We headed back to the hostel via a couple of arcades, and called in at the equivalent of a $2 shop to pick up cheap snacks for the boat trip tomorrow. Cynthea headed back to the hostel, and Tony headed to Tesco to raid the reduced to clear bins. There was so much to choose from, it was a bank holiday Monday, and those days are always really good for lots of bargain buys. Tea tonight cost less than two euros, we have stuffed chicken and bacon roulades, fish cakes and lasagne. There was cheap fruit too, with a big bag of bananas for 30c, and some pottles of blackberries. Tony got some salad and bread for sandwiches for lunch on tomorrows’ long train trips.
We had to call the ferry company at 8pm to check what sailing we would be on, we called at 8.05, but there was no answer to the two calls we tried, so we will go with what we booked and hope the weather has not cancelled the fast crossing. We had been told the fast ferry cannot sail in rough weather, so we needed to check the night before.

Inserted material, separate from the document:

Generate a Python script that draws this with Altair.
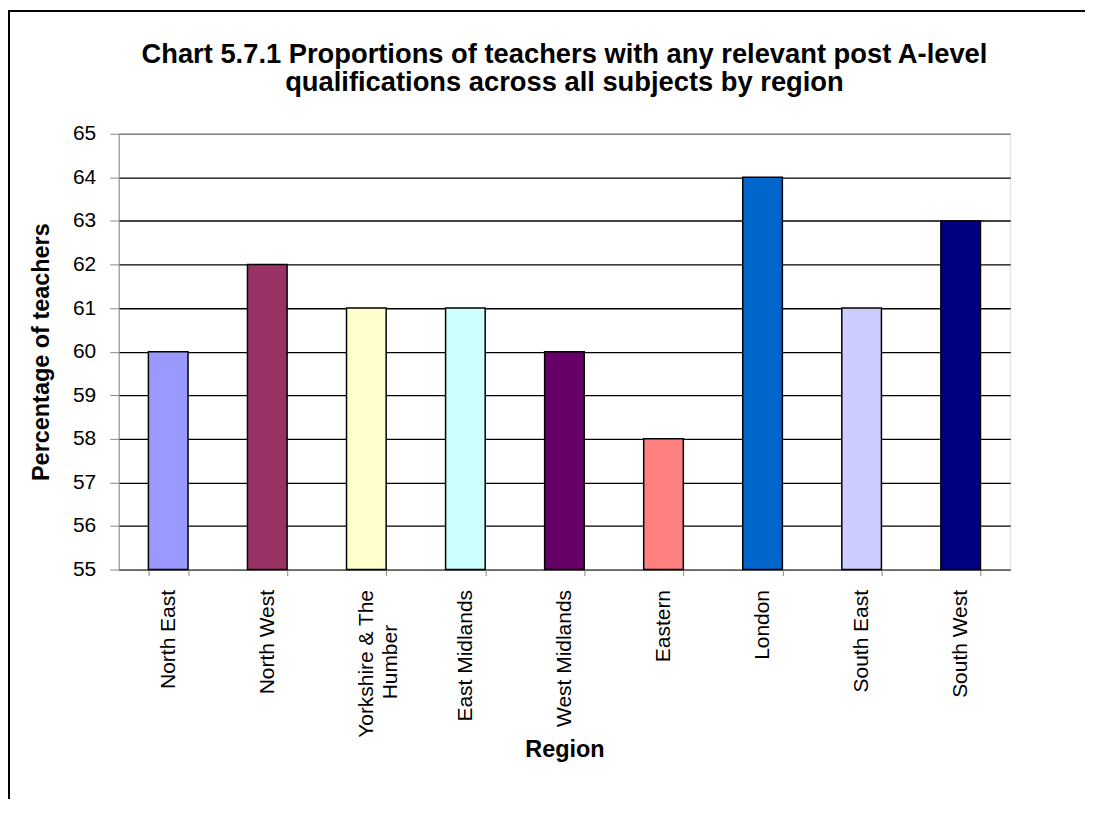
import altair as alt
import pandas as pd

# ---- data ----
regions = ["North East", "North West", "Yorkshire & The Humber", "East Midlands",
           "West Midlands", "Eastern", "London", "South East", "South West"]
values = [60, 62, 61, 61, 60, 58, 64, 61, 63]
colors = ["#9999FF", "#993366", "#FFFFCC", "#CCFFFF", "#660066",
          "#FF8080", "#0066CC", "#CCCCFF", "#000080"]
y_ticks = list(range(55, 66))
title_lines = ["Chart 5.7.1 Proportions of teachers with any relevant post A-level",
               "qualifications across all subjects by region"]

df = pd.DataFrame({"Region": regions, "Percentage": values})
one = pd.DataFrame({"a": [0]})

FONT = "Liberation Sans"
W, H = 894, 437
PAD_L, PAD_T, PAD_R, PAD_B = 111, 125, 75, 230

NB = "\u00a0" * 6 + "\u200d"
label_expr = ("datum.value == 'Yorkshire & The Humber' ? "
              "['Yorkshire & The', 'Humber" + NB + "'] : datum.label")

bars = alt.Chart(df).mark_bar(stroke="black", strokeWidth=1.5).encode(
    x=alt.X("Region:N", sort=regions,
            scale=alt.Scale(paddingInner=0.6, paddingOuter=0.3),
            axis=alt.Axis(title="Region", labelAngle=-90, labelFontSize=21,
                          labelPadding=14, tickSize=6, tickBand="extent",
                          labelLineHeight=24, labelExpr=label_expr,
                          titleFontSize=23.5, titleY=180, titleBaseline="middle",
                          grid=False)),
    y=alt.Y("Percentage:Q",
            scale=alt.Scale(domain=[55, 65], nice=False, zero=False),
            axis=alt.Axis(title="Percentage of teachers", values=y_ticks,
                          labelFontSize=21, labelPadding=14, tickSize=9,
                          titleFontSize=23.5, titleAngle=270, titleX=-77,
                          titleY=H / 2, titleAlign="center", titleBaseline="middle",
                          grid=True,
                          gridColor=alt.condition("datum.value == 65",
                                                  alt.value("#808080"),
                                                  alt.value("black")),
                          gridWidth=1.3)),
    y2=alt.datum(55),
    color=alt.Color("Region:N", scale=alt.Scale(domain=regions, range=colors),
                    legend=None),
)

border_top = alt.Chart(one).mark_rule(color="black", strokeWidth=2).encode(
    x=alt.value(-PAD_L), x2=alt.value(W + PAD_R), y=alt.value(-123), y2=alt.value(-123))
border_left = alt.Chart(one).mark_rule(color="black", strokeWidth=2).encode(
    x=alt.value(-PAD_L + 1), x2=alt.value(-PAD_L + 1), y=alt.value(-123), y2=alt.value(H + PAD_B))

chart = alt.layer(bars, border_top, border_left).properties(
    width=W, height=H,
    title=alt.TitleParams(text=title_lines, font=FONT, fontSize=27.4, fontWeight="bold",
                          color="black", anchor="middle", frame="group",
                          lineHeight=29, offset=0, baseline="alphabetic", dy=109),
    padding={"left": PAD_L, "top": PAD_T, "right": PAD_R, "bottom": PAD_B},
    autosize=alt.AutoSizeParams(type="none"),
).configure_view(
    stroke="#808080", strokeWidth=1.5
).configure_axis(
    labelFont=FONT, titleFont=FONT, labelColor="black", titleColor="black",
    titleFontWeight="bold", domainColor="black", domainWidth=2,
    tickColor="black", tickWidth=1.5
).configure(background="white")

chart.save("out.html", embed_options={"renderer": "svg", "actions": False})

Tony is in the dining room when Trevor from Colorado mentions his sailing is at 8.45, the same as ours. They compare tickets, and although issued by the same agent they show different ferry companies. Both itineraries to Holyhead show an 8.45 sailing, but Tony is told check in at 8am, Trevor is told 8.15. They assume they will be on the same boat, and that the ferries probably code share like the airlines do. They arrange to share a taxi to save a few Euros, and plan to be at the ferry terminal for 8am. The guys at reception tell us a taxi can just be hailed at the door, despite the double yellow lines, or there is a rank around the corner.